■ Data extract ■

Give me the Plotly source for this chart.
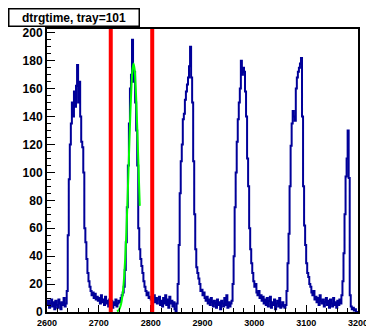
import numpy as np
import plotly.graph_objects as go

# ---------------- data ----------------
bin_low = 2600
bin_width = 2
counts = [
    5, 8, 3, 6, 9, 4, 7, 2, 8, 5,              # 2600
    3, 9, 6, 2, 7, 5, 10, 4, 6, 15,            # 2620
    55, 95, 120, 135, 150, 140, 158, 147, 162, 177,  # 2640
    150, 165, 140, 122, 118, 100, 60, 50, 38, 28,    # 2660
    22, 18, 15, 12, 14, 10, 13, 9, 11, 8,       # 2680
    10, 6, 12, 7, 9, 5, 11, 6, 8, 4,            # 2700
    9, 6, 8, 3, 7, 5, 9, 4, 6, 8,               # 2720
    7, 10, 12, 14, 18, 30, 50, 75, 105, 135,    # 2740
    160, 170, 195, 165, 172, 150, 130, 105, 60, 45,  # 2760
    38, 33, 28, 22, 18, 15, 12, 14, 10, 11,     # 2780
    9, 11, 8, 12, 7, 10, 6, 9, 11, 5,           # 2800
    8, 4, 10, 6, 12, 5, 9, 3, 11, 6,            # 2820
    8, 4, 7, 2, 0, 6, 20, 48, 85, 108,          # 2840
    120, 138, 142, 152, 158, 163, 168, 176, 190, 168,  # 2860
    150, 108, 70, 45, 32, 28, 24, 20, 15, 16,   # 2880
    12, 14, 10, 8, 11, 6, 9, 5, 10, 7,          # 2900
    4, 8, 6, 3, 9, 5, 7, 2, 8, 6,               # 2920
    4, 10, 5, 12, 3, 7, 4, 6, 8, 20,            # 2940
    40, 75, 100, 122, 138, 150, 160, 180, 170, 175,  # 2960
    172, 158, 140, 110, 90, 60, 45, 35, 28, 22,  # 2980
    18, 20, 14, 12, 15, 10, 12, 8, 11, 6,       # 3000
    9, 5, 10, 4, 8, 11, 3, 7, 5, 9,             # 3020
    2, 6, 8, 4, 10, 3, 5, 7, 4, 3,              # 3040
    5, 15, 35, 56, 90, 119, 135, 144, 140, 137,  # 3060
    160, 168, 172, 175, 178, 182, 140, 90, 62, 48,  # 3080
    35, 28, 25, 20, 18, 14, 12, 15, 9, 11,      # 3100
    7, 10, 5, 12, 8, 6, 9, 4, 7, 10,            # 3120
    5, 8, 3, 9, 6, 4, 10, 5, 7, 3,              # 3140
    8, 5, 9, 6, 12, 22, 42, 70, 97, 110,        # 3160
    130, 96, 12, 4, 2, 3, 1, 2, 0, 0,           # 3180
]

fit_x = [2735, 2737, 2739, 2741, 2743, 2745, 2747, 2749, 2751, 2753, 2755, 2757,
         2759, 2761, 2763, 2765, 2767, 2769, 2771, 2773, 2775, 2777, 2779]
fit_y = [0.4, 0.9, 1.7, 3.3, 5.9, 10.2, 16.7, 26.3, 39.2, 55.9, 76.0, 98.6,
         122.0, 143.9, 162.0, 173.9, 178.0, 173.9, 162.0, 143.9, 122.0, 98.6, 76.0]

cut_lines = [2723, 2803]

title_text = "dtrgtime, tray=101"
x_ticks = [2600, 2700, 2800, 2900, 3000, 3100, 3200]
y_ticks = [0, 20, 40, 60, 80, 100, 120, 140, 160, 180, 200]
x_range = [2600, 3200]
y_range = [0, 202.7]

# ---------------- figure ----------------
edges = bin_low + bin_width * np.arange(len(counts) + 1)
step_y = counts + [counts[-1]]

fig = go.Figure()
fig.add_trace(go.Scatter(
    x=edges, y=step_y, mode="lines",
    line=dict(shape="hv", color="#000099", width=2),
    hoverinfo="skip",
))
fig.add_trace(go.Scatter(
    x=fit_x, y=fit_y, mode="lines",
    line=dict(shape="spline", color="#00ff00", width=2),
    hoverinfo="skip",
))

for c in cut_lines:
    fig.add_shape(type="line", x0=c, x1=c, xref="x", y0=0, y1=1, yref="y domain",
                  line=dict(color="#ff0000", width=4), layer="above")

W, H = 366, 329
ml, mr, mt, mb = 47, 8, 29, 17
pw, ph = W - ml - mr, H - mt - mb

fig.add_annotation(
    text="<b>%s</b>" % title_text,
    xref="paper", yref="paper",
    x=(7.5 - ml) / pw, y=(ph + mt - 8.3) / ph,
    xanchor="left", yanchor="top",
    showarrow=False,
    font=dict(family="Liberation Sans, Arial, sans-serif", size=12, color="black"),
    bgcolor="white", bordercolor="black", borderwidth=1.5, borderpad=1,
    width=127, height=14, align="center",
)

axis_font = "Liberation Sans, Arial, sans-serif"
fig.update_layout(
    width=W, height=H,
    margin=dict(l=ml, r=mr, t=mt, b=mb, pad=0, autoexpand=False),
    paper_bgcolor="white", plot_bgcolor="white",
    showlegend=False,
    xaxis=dict(
        range=x_range, tickmode="array", tickvals=x_ticks,
        ticktext=[str(v) for v in x_ticks],
        ticks="inside", ticklen=7, tickwidth=1, tickcolor="black",
        minor=dict(ticks="inside", ticklen=4, tickmode="linear", tick0=2600, dtick=20,
                   tickcolor="black", tickwidth=1),
        showline=True, linecolor="black", linewidth=2, mirror=True,
        showgrid=False, zeroline=False, automargin=False,
        ticklabeloverflow="allow", ticklabelstandoff=1,
        tickfont=dict(family=axis_font, size=9, color="black", weight="bold"),
    ),
    yaxis=dict(
        range=y_range, tickmode="array", tickvals=y_ticks,
        ticktext=[str(v) for v in y_ticks],
        ticks="inside", ticklen=8, tickwidth=1, tickcolor="black",
        minor=dict(ticks="inside", ticklen=4, tickmode="linear", tick0=0, dtick=5,
                   tickcolor="black", tickwidth=1),
        showline=True, linecolor="black", linewidth=2, mirror=True,
        showgrid=False, zeroline=False, automargin=False,
        ticklabeloverflow="allow",
        tickfont=dict(family=axis_font, size=12, color="black", weight="bold"),
    ),
)

fig.write_html(
    "out.html",
    config={"displayModeBar": False, "staticPlot": True},
    post_script="document.body.style.margin='0';document.body.style.overflow='hidden';",
)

■ Work required ■
Go through the listing above and write it all out exactly, leaving out any picture.

■ Task output ■
Give me the Plotly source for this chart.
import numpy as np
import plotly.graph_objects as go

# ---------------- data ----------------
bin_low = 2600
bin_width = 2
counts = [
    5, 8, 3, 6, 9, 4, 7, 2, 8, 5,              # 2600
    3, 9, 6, 2, 7, 5, 10, 4, 6, 15,            # 2620
    55, 95, 120, 135, 150, 140, 158, 147, 162, 177,  # 2640
    150, 165, 140, 122, 118, 100, 60, 50, 38, 28,    # 2660
    22, 18, 15, 12, 14, 10, 13, 9, 11, 8,       # 2680
    10, 6, 12, 7, 9, 5, 11, 6, 8, 4,            # 2700
    9, 6, 8, 3, 7, 5, 9, 4, 6, 8,               # 2720
    7, 10, 12, 14, 18, 30, 50, 75, 105, 135,    # 2740
    160, 170, 195, 165, 172, 150, 130, 105, 60, 45,  # 2760
    38, 33, 28, 22, 18, 15, 12, 14, 10, 11,     # 2780
    9, 11, 8, 12, 7, 10, 6, 9, 11, 5,           # 2800
    8, 4, 10, 6, 12, 5, 9, 3, 11, 6,            # 2820
    8, 4, 7, 2, 0, 6, 20, 48, 85, 108,          # 2840
    120, 138, 142, 152, 158, 163, 168, 176, 190, 168,  # 2860
    150, 108, 70, 45, 32, 28, 24, 20, 15, 16,   # 2880
    12, 14, 10, 8, 11, 6, 9, 5, 10, 7,          # 2900
    4, 8, 6, 3, 9, 5, 7, 2, 8, 6,               # 2920
    4, 10, 5, 12, 3, 7, 4, 6, 8, 20,            # 2940
    40, 75, 100, 122, 138, 150, 160, 180, 170, 175,  # 2960
    172, 158, 140, 110, 90, 60, 45, 35, 28, 22,  # 2980
    18, 20, 14, 12, 15, 10, 12, 8, 11, 6,       # 3000
    9, 5, 10, 4, 8, 11, 3, 7, 5, 9,             # 3020
    2, 6, 8, 4, 10, 3, 5, 7, 4, 3,              # 3040
    5, 15, 35, 56, 90, 119, 135, 144, 140, 137,  # 3060
    160, 168, 172, 175, 178, 182, 140, 90, 62, 48,  # 3080
    35, 28, 25, 20, 18, 14, 12, 15, 9, 11,      # 3100
    7, 10, 5, 12, 8, 6, 9, 4, 7, 10,            # 3120
    5, 8, 3, 9, 6, 4, 10, 5, 7, 3,              # 3140
    8, 5, 9, 6, 12, 22, 42, 70, 97, 110,        # 3160
    130, 96, 12, 4, 2, 3, 1, 2, 0, 0,           # 3180
]

fit_x = [2735, 2737, 2739, 2741, 2743, 2745, 2747, 2749, 2751, 2753, 2755, 2757,
         2759, 2761, 2763, 2765, 2767, 2769, 2771, 2773, 2775, 2777, 2779]
fit_y = [0.4, 0.9, 1.7, 3.3, 5.9, 10.2, 16.7, 26.3, 39.2, 55.9, 76.0, 98.6,
         122.0, 143.9, 162.0, 173.9, 178.0, 173.9, 162.0, 143.9, 122.0, 98.6, 76.0]

cut_lines = [2723, 2803]

title_text = "dtrgtime, tray=101"
x_ticks = [2600, 2700, 2800, 2900, 3000, 3100, 3200]
y_ticks = [0, 20, 40, 60, 80, 100, 120, 140, 160, 180, 200]
x_range = [2600, 3200]
y_range = [0, 202.7]

# ---------------- figure ----------------
edges = bin_low + bin_width * np.arange(len(counts) + 1)
step_y = counts + [counts[-1]]

fig = go.Figure()
fig.add_trace(go.Scatter(
    x=edges, y=step_y, mode="lines",
    line=dict(shape="hv", color="#000099", width=2),
    hoverinfo="skip",
))
fig.add_trace(go.Scatter(
    x=fit_x, y=fit_y, mode="lines",
    line=dict(shape="spline", color="#00ff00", width=2),
    hoverinfo="skip",
))

for c in cut_lines:
    fig.add_shape(type="line", x0=c, x1=c, xref="x", y0=0, y1=1, yref="y domain",
                  line=dict(color="#ff0000", width=4), layer="above")

W, H = 366, 329
ml, mr, mt, mb = 47, 8, 29, 17
pw, ph = W - ml - mr, H - mt - mb

fig.add_annotation(
    text="<b>%s</b>" % title_text,
    xref="paper", yref="paper",
    x=(7.5 - ml) / pw, y=(ph + mt - 8.3) / ph,
    xanchor="left", yanchor="top",
    showarrow=False,
    font=dict(family="Liberation Sans, Arial, sans-serif", size=12, color="black"),
    bgcolor="white", bordercolor="black", borderwidth=1.5, borderpad=1,
    width=127, height=14, align="center",
)

axis_font = "Liberation Sans, Arial, sans-serif"
fig.update_layout(
    width=W, height=H,
    margin=dict(l=ml, r=mr, t=mt, b=mb, pad=0, autoexpand=False),
    paper_bgcolor="white", plot_bgcolor="white",
    showlegend=False,
    xaxis=dict(
        range=x_range, tickmode="array", tickvals=x_ticks,
        ticktext=[str(v) for v in x_ticks],
        ticks="inside", ticklen=7, tickwidth=1, tickcolor="black",
        minor=dict(ticks="inside", ticklen=4, tickmode="linear", tick0=2600, dtick=20,
                   tickcolor="black", tickwidth=1),
        showline=True, linecolor="black", linewidth=2, mirror=True,
        showgrid=False, zeroline=False, automargin=False,
        ticklabeloverflow="allow", ticklabelstandoff=1,
        tickfont=dict(family=axis_font, size=9, color="black", weight="bold"),
    ),
    yaxis=dict(
        range=y_range, tickmode="array", tickvals=y_ticks,
        ticktext=[str(v) for v in y_ticks],
        ticks="inside", ticklen=8, tickwidth=1, tickcolor="black",
        minor=dict(ticks="inside", ticklen=4, tickmode="linear", tick0=0, dtick=5,
                   tickcolor="black", tickwidth=1),
        showline=True, linecolor="black", linewidth=2, mirror=True,
        showgrid=False, zeroline=False, automargin=False,
        ticklabeloverflow="allow",
        tickfont=dict(family=axis_font, size=12, color="black", weight="bold"),
    ),
)

fig.write_html(
    "out.html",
    config={"displayModeBar": False, "staticPlot": True},
    post_script="document.body.style.margin='0';document.body.style.overflow='hidden';",
)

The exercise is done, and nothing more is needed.